Buffalo, New York State, um 1900: die selbstbewusste, angehende Geisterstory-Autorin Edith Cushing (Mia Wasikowska) lernt den smarten Briten Thomas Sharpe (Tom Hiddleston) kennen, als er ihren Vater als Investor für sein Bergbauprojekt im Norden Englands gewinnen will. Ediths Vater lässt ihn ordentlich abblitzen, dafür ist Edith ganz verzückt von seinem Charme…weniger von seiner schönen, aber deutlich abweisenden und psychotische wirkenden Schwester Lucille (Jessica Chastain). Es kommt wie es kommen muss: Ediths Vater wird ermordet, sie folgt ihrem Zukünftigen (da sie keine Familie mehr in den USA hat) nach England zum Schloss der Sharps. Das Haus ist ein bombastisches, lebendes Monstrum, faszinierend wie hässlich. Schon bald häufen sich irritierende Vorkommnisse und Edith glaubt Geister zu sehen…
Einige Filme wirken wie aus ihrer Zeit gehoben: entrückt, geradezu ohne tatsächlichen Bezug zu der Zeit, in der sie spielen oder zu spielen scheinen, so z.B. bei „It Follows“, der zwar heute spielt, aber der dennoch seltsam entrückt in den 80ern zu spielen scheint, denn so fehlen z. B. nahezu gänzlich moderne Gadgets wie PC, Tablets oder Smartphones. „Crimson Peak“ wirkt umgekehrt: wie ein Film, der auch viel früher hätte gedreht werden können (z. B. in den 40ern) – bis auf gewisse blutige und freizügige Szenen … eigentlich wäre das eine tolle Chance, einen modernen und gleichzeitig klassischen Horrorfilm zu drehen. Aber Guillermo del Toros (ich liebe von ihm „Cronos“, „Devils Backbone“ und „Pans Labyrinth“) Film wirkt eher wie eine schräge Hommage. Er ist in manchen Dingen modern, aber in manchen auch erschreckend altbacken. So die Person von Edith Cushing (!): am Anfang eine selbstbewusste, selbstständige junge Frau, die, sobald sie in England angekommen ist, zu einem lahmen Pudel wird, der kraftlos und devot um sein Herrchen herumscharwenzelt. Sicher, sie ist verliebt, aber die alarmierenden Ereignisse sind so offensichtlich, dass nur jemand komplett verstrahltes sie nicht sehen könnte. Und dass etwas mit Lucille, ihrer Schwägerin, nicht stimmt, ist nach drei Sekunden klar.

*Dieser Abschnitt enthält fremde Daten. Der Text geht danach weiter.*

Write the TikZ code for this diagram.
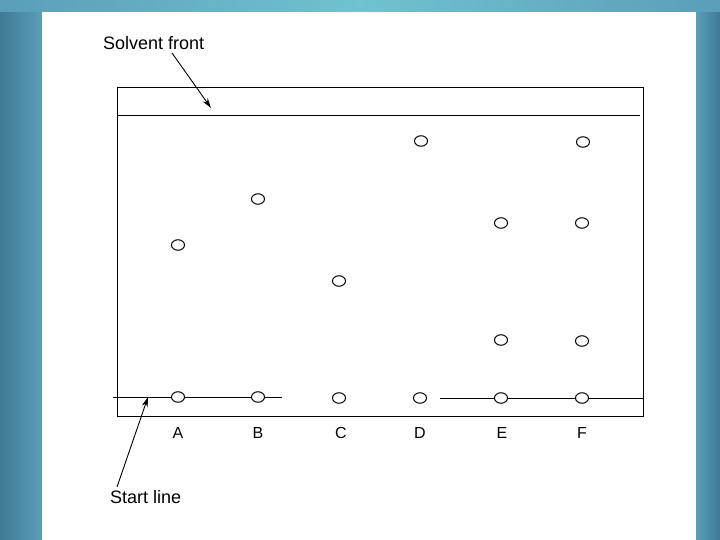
\documentclass[tikz,border=0pt]{standalone}
\usepackage{fontspec}
\setmainfont{Liberation Sans}
\usetikzlibrary{shapes.geometric,arrows.meta}
\definecolor{bgdark}{RGB}{62,122,150}
\definecolor{bgmid}{RGB}{90,158,186}
\definecolor{bglight}{RGB}{112,194,208}
\begin{document}
\begin{tikzpicture}[x=1pt,y=-1pt,
  spot/.style={draw,ellipse,line width=1pt,minimum width=13pt,minimum height=10.5pt,inner sep=0pt},
  lbl/.style={font=\fontsize{16}{18}\selectfont,inner sep=0pt},
  note/.style={font=\fontsize{18}{20}\selectfont,inner sep=0pt},
  ln/.style={line width=1pt},
  pointer/.style={line width=0.9pt,-{Stealth[length=10pt,width=6pt]}}]
\useasboundingbox (0,0) rectangle (720,540);
% background
\shade[left color=bgdark,right color=bgmid] (0,0) rectangle (42,540);
\shade[left color=bgmid,right color=bgdark] (696,0) rectangle (720,540);
\shade[left color=bgmid,right color=bgmid,middle color=bglight] (0,0) rectangle (720,12);
\fill[white] (42,12) rectangle (696,540);
% plate
\draw[ln] (117,88) rectangle (643,416);
\coordinate (sfL) at (117,116);
\coordinate (sfR) at (640,116);
\draw[ln] (sfL) -- (sfR);
% spots on start line
\node[spot] (A0) at (178,397) {};
\node[spot] (B0) at (258,397) {};
\node[spot] (C0) at (339,398) {};
\node[spot] (D0) at (420,398) {};
\node[spot] (E0) at (501,398) {};
\node[spot] (F0) at (582,398) {};
% developed spots
\node[spot] (A1) at (178,245) {};
\node[spot] (B1) at (258,199) {};
\node[spot] (C1) at (339,281) {};
\node[spot] (D1) at (421,141) {};
\node[spot] (E1) at (501,223) {};
\node[spot] (E2) at (501,340) {};
\node[spot] (F1) at (583,142) {};
\node[spot] (F2) at (582,223) {};
\node[spot] (F3) at (582,341) {};
% start line
\coordinate (slL) at (113,397);
\coordinate (slM1) at (282,397);
\coordinate (slM2) at (440,398);
\coordinate (slR) at (643,398);
\draw[ln] (slL) -- (A0.west) (A0.east) -- (B0.west) (B0.east) -- (slM1);
\draw[ln] (slM2) -- (E0.west) (E0.east) -- (F0.west) (F0.east) -- (slR);
% lane labels
\node[lbl] (LA) at (178,433) {A};
\node[lbl] (LB) at (258,433) {B};
\node[lbl] (LC) at (341,433) {C};
\node[lbl] (LD) at (420,433) {D};
\node[lbl] (LE) at (502,433) {E};
\node[lbl] (LF) at (582,433) {F};
% annotations
\node[note,anchor=west] (sf) at (103,43) {Solvent front};
\coordinate (sfTip) at (211,108);
\draw[pointer] (172,53) -- (sfTip);
\node[note,anchor=west] (st) at (110,497) {Start line};
\coordinate (stTip) at (148,397);
\draw[pointer] (117,487) -- (stTip);
\end{tikzpicture}
\end{document}
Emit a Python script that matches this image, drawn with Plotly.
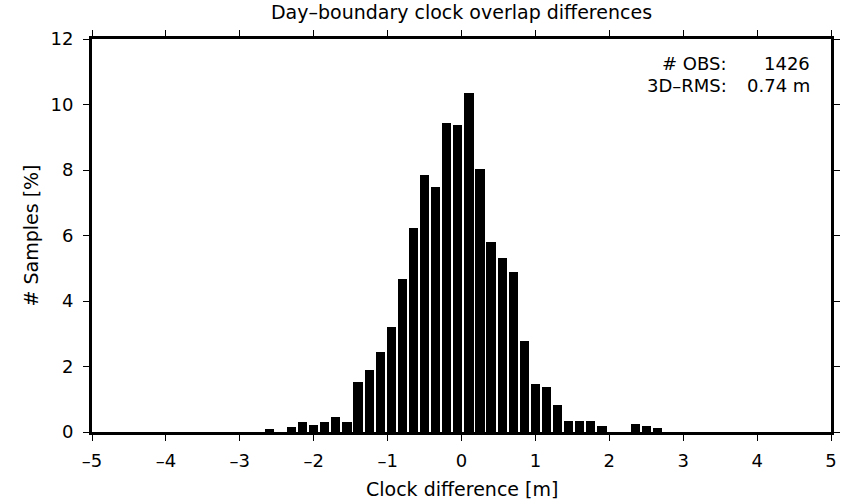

Ediths Skepsis wächst erst etwas, als sie einen blutigen Geist im Schloss sieht, der ihr offensichtlich etwas klarmachen will. Allerdings taucht der Geist so vorhersehbar auf wie ein Amen in der Kirche und ist letztendlich nicht integraler Teil der Story, sondern lediglich ein unbefriedigendes Mittel zum Zweck. „Crimson Peaks“ Geschichte hätte auch ohne jeden Geist funktioniert – leider auch in ihrer völligen Vorhersehbarkeit und Spannungsfreiheit. Etwas, was bei einem Gruselfilm nicht optimal ist.
Kommen wir mal zu positiven Dingen, ich will kein Bashing machen: die Ausstattung ist superb und überwältigend, ebenso die Farbdramaturgie, die del Toro bewusst an Altmeister Mario Bava angelehnt hat. Das Haus ist so beeindruckend wie verstörend und wirklich Teil der Story. Kurzum: hier stimmt dann alles. Auch die beiden weiblichen Hauptdarstellerinnen machen ihre Sache toll, v.a. Jessica Chastain ist nicht nur bildschön, sondern auch bedrohlich und eiskalt. Lediglich Tom Hiddleston bleibt etwas blass, was aber auch nicht so stört.
Aber dann hinkt „Crimson Peak“ an der formelhaften Geschichte, den nicht existenten Überraschungen und Spannungsarmut. Schade! Als Hommage an Klassiker wie „Rebecca“, „Die Wendeltreppe“ oder „Schloss des Schreckens“ kann er nur ganz oberflächlich bestehen, allerdings wird auch zügig deutlich, wie viel dann doch fehlt… da nützen auch keine blutigen Effekte.